--- Start ---
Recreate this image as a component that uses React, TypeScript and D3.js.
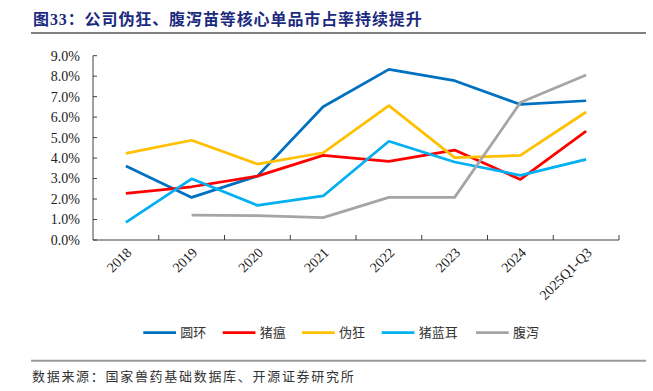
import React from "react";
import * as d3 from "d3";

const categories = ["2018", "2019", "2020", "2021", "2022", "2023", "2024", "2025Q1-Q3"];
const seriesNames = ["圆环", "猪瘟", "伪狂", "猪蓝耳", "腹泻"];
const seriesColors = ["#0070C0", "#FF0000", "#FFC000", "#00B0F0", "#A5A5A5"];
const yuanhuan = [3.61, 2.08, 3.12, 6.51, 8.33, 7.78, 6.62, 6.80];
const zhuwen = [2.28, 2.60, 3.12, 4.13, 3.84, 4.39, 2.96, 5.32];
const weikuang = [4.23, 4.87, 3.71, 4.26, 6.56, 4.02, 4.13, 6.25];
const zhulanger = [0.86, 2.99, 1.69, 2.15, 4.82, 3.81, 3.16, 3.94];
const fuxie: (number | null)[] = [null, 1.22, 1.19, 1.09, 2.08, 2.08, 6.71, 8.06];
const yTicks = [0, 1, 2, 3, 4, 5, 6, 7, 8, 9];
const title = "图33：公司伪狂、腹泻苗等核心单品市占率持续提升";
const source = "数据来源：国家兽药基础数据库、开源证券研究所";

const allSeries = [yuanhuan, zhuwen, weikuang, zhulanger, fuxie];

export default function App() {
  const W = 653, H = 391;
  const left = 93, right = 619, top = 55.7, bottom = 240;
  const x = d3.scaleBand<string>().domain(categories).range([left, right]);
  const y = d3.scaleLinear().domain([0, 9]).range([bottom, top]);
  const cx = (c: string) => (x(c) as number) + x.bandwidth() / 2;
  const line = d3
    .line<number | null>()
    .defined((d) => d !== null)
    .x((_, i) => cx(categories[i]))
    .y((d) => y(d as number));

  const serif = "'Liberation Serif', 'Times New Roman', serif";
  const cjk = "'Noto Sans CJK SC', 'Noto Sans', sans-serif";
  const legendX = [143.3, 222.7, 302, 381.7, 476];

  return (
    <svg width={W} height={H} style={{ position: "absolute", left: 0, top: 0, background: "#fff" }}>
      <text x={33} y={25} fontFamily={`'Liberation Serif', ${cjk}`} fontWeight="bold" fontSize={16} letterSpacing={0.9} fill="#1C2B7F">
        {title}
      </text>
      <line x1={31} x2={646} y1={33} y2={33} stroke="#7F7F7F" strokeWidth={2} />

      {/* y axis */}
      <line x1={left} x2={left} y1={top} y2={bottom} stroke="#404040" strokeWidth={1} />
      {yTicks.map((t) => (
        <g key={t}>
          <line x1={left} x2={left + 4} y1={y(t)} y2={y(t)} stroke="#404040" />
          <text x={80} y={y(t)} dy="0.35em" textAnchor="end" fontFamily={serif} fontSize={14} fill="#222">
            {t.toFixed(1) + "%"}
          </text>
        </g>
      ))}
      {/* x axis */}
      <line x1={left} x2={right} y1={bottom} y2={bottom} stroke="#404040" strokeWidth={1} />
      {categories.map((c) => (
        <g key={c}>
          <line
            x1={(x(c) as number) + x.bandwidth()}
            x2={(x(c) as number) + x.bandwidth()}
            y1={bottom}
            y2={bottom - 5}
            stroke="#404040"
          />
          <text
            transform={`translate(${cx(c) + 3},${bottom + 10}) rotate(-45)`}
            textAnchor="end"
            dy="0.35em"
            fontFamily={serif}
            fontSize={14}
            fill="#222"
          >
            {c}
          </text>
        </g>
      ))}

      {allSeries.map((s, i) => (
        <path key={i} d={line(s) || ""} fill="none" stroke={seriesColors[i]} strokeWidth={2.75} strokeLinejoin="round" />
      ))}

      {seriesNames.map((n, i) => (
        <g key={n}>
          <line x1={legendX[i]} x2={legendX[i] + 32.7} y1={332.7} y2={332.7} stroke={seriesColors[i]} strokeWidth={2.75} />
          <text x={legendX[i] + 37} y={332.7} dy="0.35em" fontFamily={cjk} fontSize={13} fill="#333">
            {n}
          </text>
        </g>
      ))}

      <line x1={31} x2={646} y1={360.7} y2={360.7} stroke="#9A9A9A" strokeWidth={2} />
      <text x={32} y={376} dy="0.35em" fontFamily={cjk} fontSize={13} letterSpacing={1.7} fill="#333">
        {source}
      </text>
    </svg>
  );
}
--- End ---
**STATED TASK**. Output a faithful copy of the data, with each picture left out.

**EXERCISE RESULT**.
Recreate this image as a component that uses React, TypeScript and D3.js.
import React from "react";
import * as d3 from "d3";

const categories = ["2018", "2019", "2020", "2021", "2022", "2023", "2024", "2025Q1-Q3"];
const seriesNames = ["圆环", "猪瘟", "伪狂", "猪蓝耳", "腹泻"];
const seriesColors = ["#0070C0", "#FF0000", "#FFC000", "#00B0F0", "#A5A5A5"];
const yuanhuan = [3.61, 2.08, 3.12, 6.51, 8.33, 7.78, 6.62, 6.80];
const zhuwen = [2.28, 2.60, 3.12, 4.13, 3.84, 4.39, 2.96, 5.32];
const weikuang = [4.23, 4.87, 3.71, 4.26, 6.56, 4.02, 4.13, 6.25];
const zhulanger = [0.86, 2.99, 1.69, 2.15, 4.82, 3.81, 3.16, 3.94];
const fuxie: (number | null)[] = [null, 1.22, 1.19, 1.09, 2.08, 2.08, 6.71, 8.06];
const yTicks = [0, 1, 2, 3, 4, 5, 6, 7, 8, 9];
const title = "图33：公司伪狂、腹泻苗等核心单品市占率持续提升";
const source = "数据来源：国家兽药基础数据库、开源证券研究所";

const allSeries = [yuanhuan, zhuwen, weikuang, zhulanger, fuxie];

export default function App() {
  const W = 653, H = 391;
  const left = 93, right = 619, top = 55.7, bottom = 240;
  const x = d3.scaleBand<string>().domain(categories).range([left, right]);
  const y = d3.scaleLinear().domain([0, 9]).range([bottom, top]);
  const cx = (c: string) => (x(c) as number) + x.bandwidth() / 2;
  const line = d3
    .line<number | null>()
    .defined((d) => d !== null)
    .x((_, i) => cx(categories[i]))
    .y((d) => y(d as number));

  const serif = "'Liberation Serif', 'Times New Roman', serif";
  const cjk = "'Noto Sans CJK SC', 'Noto Sans', sans-serif";
  const legendX = [143.3, 222.7, 302, 381.7, 476];

  return (
    <svg width={W} height={H} style={{ position: "absolute", left: 0, top: 0, background: "#fff" }}>
      <text x={33} y={25} fontFamily={`'Liberation Serif', ${cjk}`} fontWeight="bold" fontSize={16} letterSpacing={0.9} fill="#1C2B7F">
        {title}
      </text>
      <line x1={31} x2={646} y1={33} y2={33} stroke="#7F7F7F" strokeWidth={2} />

      {/* y axis */}
      <line x1={left} x2={left} y1={top} y2={bottom} stroke="#404040" strokeWidth={1} />
      {yTicks.map((t) => (
        <g key={t}>
          <line x1={left} x2={left + 4} y1={y(t)} y2={y(t)} stroke="#404040" />
          <text x={80} y={y(t)} dy="0.35em" textAnchor="end" fontFamily={serif} fontSize={14} fill="#222">
            {t.toFixed(1) + "%"}
          </text>
        </g>
      ))}
      {/* x axis */}
      <line x1={left} x2={right} y1={bottom} y2={bottom} stroke="#404040" strokeWidth={1} />
      {categories.map((c) => (
        <g key={c}>
          <line
            x1={(x(c) as number) + x.bandwidth()}
            x2={(x(c) as number) + x.bandwidth()}
            y1={bottom}
            y2={bottom - 5}
            stroke="#404040"
          />
          <text
            transform={`translate(${cx(c) + 3},${bottom + 10}) rotate(-45)`}
            textAnchor="end"
            dy="0.35em"
            fontFamily={serif}
            fontSize={14}
            fill="#222"
          >
            {c}
          </text>
        </g>
      ))}

      {allSeries.map((s, i) => (
        <path key={i} d={line(s) || ""} fill="none" stroke={seriesColors[i]} strokeWidth={2.75} strokeLinejoin="round" />
      ))}

      {seriesNames.map((n, i) => (
        <g key={n}>
          <line x1={legendX[i]} x2={legendX[i] + 32.7} y1={332.7} y2={332.7} stroke={seriesColors[i]} strokeWidth={2.75} />
          <text x={legendX[i] + 37} y={332.7} dy="0.35em" fontFamily={cjk} fontSize={13} fill="#333">
            {n}
          </text>
        </g>
      ))}

      <line x1={31} x2={646} y1={360.7} y2={360.7} stroke="#9A9A9A" strokeWidth={2} />
      <text x={32} y={376} dy="0.35em" fontFamily={cjk} fontSize={13} letterSpacing={1.7} fill="#333">
        {source}
      </text>
    </svg>
  );
}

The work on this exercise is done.